LF: You’re now exhibiting everywhere, getting more and more visibility, but you’re still based in Oslo, contributing to its emerging role as an art capital in Europe. Have you ever felt the professional necessity to move somewhere else? What do you think about the wave of Nordic artists who have moved to Berlin in recent years?
MF: To put it this way; I am not staying in Oslo for Oslo’s sake. Even though there is a scene here that is probably livelier and more internationally oriented now than earlier, I still consider Oslo a good place to withdraw and to keep a distance from the part of art life that I like the least; the professionalized socializing and the businessy one-on-one interaction with other artists and players. It’s probably not an ingenious career move, but, on the other hand, standing in the eye of the storm, waving your arms is not necessarily the final solution either. I get to go here and there when I’m doing shows and I get my fair share of art life then. I guess the life of the Scandinavians who have gone to Berlin is good, probably far better than Oslo due to the cheap drinks and lively atmosphere.

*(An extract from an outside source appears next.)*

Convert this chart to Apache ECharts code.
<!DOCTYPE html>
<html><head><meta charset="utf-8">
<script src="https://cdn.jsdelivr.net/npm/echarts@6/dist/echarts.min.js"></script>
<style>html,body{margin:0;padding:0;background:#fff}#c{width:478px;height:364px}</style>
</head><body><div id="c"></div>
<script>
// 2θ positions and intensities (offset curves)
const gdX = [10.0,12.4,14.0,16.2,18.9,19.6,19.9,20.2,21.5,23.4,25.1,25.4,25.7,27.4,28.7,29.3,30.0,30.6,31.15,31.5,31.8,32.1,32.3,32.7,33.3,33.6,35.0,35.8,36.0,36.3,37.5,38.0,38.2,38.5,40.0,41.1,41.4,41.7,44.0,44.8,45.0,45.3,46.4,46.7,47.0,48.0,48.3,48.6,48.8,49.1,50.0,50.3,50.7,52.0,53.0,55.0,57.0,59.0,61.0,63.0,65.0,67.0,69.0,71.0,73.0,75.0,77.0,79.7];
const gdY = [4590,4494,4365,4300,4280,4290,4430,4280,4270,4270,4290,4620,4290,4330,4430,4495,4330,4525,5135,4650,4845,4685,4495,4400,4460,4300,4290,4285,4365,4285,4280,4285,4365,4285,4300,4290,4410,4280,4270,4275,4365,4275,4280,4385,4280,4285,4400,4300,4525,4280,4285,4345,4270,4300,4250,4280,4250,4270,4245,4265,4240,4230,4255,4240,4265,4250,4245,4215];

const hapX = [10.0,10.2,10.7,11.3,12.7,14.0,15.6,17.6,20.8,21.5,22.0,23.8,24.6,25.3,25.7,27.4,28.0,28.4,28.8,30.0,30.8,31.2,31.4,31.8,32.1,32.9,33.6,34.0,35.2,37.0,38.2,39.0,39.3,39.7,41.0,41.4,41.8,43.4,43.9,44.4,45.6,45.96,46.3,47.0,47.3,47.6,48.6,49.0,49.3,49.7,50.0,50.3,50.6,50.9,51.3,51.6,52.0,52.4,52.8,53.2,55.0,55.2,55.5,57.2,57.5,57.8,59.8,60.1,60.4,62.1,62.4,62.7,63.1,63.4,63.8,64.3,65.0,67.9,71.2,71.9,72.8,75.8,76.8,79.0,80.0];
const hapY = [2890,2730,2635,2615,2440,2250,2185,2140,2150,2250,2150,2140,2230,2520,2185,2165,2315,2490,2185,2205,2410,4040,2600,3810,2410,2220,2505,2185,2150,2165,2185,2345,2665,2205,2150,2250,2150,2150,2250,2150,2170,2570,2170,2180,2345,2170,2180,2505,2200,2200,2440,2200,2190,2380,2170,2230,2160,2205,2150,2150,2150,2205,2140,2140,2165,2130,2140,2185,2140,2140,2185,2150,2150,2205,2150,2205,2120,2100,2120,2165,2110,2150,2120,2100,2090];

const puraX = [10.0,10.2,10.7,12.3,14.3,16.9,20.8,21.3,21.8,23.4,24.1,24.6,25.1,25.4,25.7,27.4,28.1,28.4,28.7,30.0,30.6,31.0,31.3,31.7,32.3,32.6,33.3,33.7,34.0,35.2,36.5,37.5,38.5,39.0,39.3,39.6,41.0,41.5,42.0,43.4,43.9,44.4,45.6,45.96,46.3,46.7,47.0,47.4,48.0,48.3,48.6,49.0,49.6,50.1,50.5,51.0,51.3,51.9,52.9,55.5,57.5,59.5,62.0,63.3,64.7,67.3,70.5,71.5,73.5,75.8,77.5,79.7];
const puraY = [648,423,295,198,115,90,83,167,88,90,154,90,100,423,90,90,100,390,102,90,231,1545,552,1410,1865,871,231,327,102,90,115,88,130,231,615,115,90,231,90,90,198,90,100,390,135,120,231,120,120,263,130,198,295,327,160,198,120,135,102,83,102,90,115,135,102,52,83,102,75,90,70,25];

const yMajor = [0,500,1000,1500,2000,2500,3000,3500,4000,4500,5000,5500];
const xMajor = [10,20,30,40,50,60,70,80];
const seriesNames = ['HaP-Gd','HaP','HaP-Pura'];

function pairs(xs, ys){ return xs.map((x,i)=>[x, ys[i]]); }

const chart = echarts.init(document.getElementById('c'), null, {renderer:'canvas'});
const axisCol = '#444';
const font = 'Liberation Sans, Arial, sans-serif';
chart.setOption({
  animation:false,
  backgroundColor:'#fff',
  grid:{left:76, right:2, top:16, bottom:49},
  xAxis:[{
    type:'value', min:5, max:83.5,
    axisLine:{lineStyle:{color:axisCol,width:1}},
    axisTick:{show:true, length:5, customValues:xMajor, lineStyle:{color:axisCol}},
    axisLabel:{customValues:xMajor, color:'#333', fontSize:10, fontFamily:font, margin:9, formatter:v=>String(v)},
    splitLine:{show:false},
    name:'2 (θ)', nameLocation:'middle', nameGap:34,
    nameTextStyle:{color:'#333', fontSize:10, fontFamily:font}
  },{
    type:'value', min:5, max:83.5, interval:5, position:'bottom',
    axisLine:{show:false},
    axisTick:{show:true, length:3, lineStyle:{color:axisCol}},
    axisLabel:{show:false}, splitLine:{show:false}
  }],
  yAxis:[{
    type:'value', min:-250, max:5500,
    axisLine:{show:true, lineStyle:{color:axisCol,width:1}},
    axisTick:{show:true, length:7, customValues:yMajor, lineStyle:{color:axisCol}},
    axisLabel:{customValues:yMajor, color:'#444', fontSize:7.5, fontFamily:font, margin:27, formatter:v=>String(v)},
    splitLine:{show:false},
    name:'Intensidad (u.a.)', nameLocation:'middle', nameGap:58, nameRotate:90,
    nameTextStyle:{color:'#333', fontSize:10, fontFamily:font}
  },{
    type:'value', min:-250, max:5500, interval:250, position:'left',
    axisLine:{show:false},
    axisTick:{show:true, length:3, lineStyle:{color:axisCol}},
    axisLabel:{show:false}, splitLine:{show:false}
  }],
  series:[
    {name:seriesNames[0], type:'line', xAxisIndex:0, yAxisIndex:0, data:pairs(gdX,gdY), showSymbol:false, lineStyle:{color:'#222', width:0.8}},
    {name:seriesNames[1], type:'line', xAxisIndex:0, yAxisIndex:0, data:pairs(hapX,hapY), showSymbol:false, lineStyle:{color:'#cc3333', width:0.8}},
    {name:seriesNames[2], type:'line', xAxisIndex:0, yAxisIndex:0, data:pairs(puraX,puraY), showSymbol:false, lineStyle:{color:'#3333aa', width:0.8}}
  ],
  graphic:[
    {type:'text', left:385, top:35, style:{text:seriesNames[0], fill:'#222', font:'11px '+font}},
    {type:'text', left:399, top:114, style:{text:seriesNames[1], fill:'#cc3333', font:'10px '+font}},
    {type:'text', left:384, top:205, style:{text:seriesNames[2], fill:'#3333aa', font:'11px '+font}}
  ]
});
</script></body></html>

LF: Recently you had the chance to do some significant shows in the United States. How was it? Did you think your work was understood somehow differently than in Europe?
MF: I have no idea about the reception, but for me it makes sense to try and show in an American context. A lot of my work has a Scandio-European take on American art and American (pop) culture. So, yes, I would really like to show more in the States, just to learn more about the difference between an American and a European interpretation. I’m having my first novel translated into English now, too, and it will be funny to see how that goes. The way that American language is working its way into Norwegian (and other Nordic or European languages) is an underlying theme in all of the books at the linguistic level. I’m really curious about how much of that will get lost when translated into English.
LF: One last thing. Does it still make sense to talk about “Nordic art”, or was it just a temporary phenomenon that inevitably had to be assimilated into the international art system?
MF: I’ve never been interested in Nordic art as a category. But I am interested in Nordic mentalities and sensibilities and ways of life, which is partly why I’m staying here. As I mentioned above, the American influence is very visible in Scandinavia and at the same time we are cut off from Europe in a way. I like the idea of Norway being isolated and at the same time without any real identity. We just buy into whatever works for us. This duality is kind of described in my latest novel Unfun—the setting is distinctly Norwegian but at the same time the novel could take place anywhere.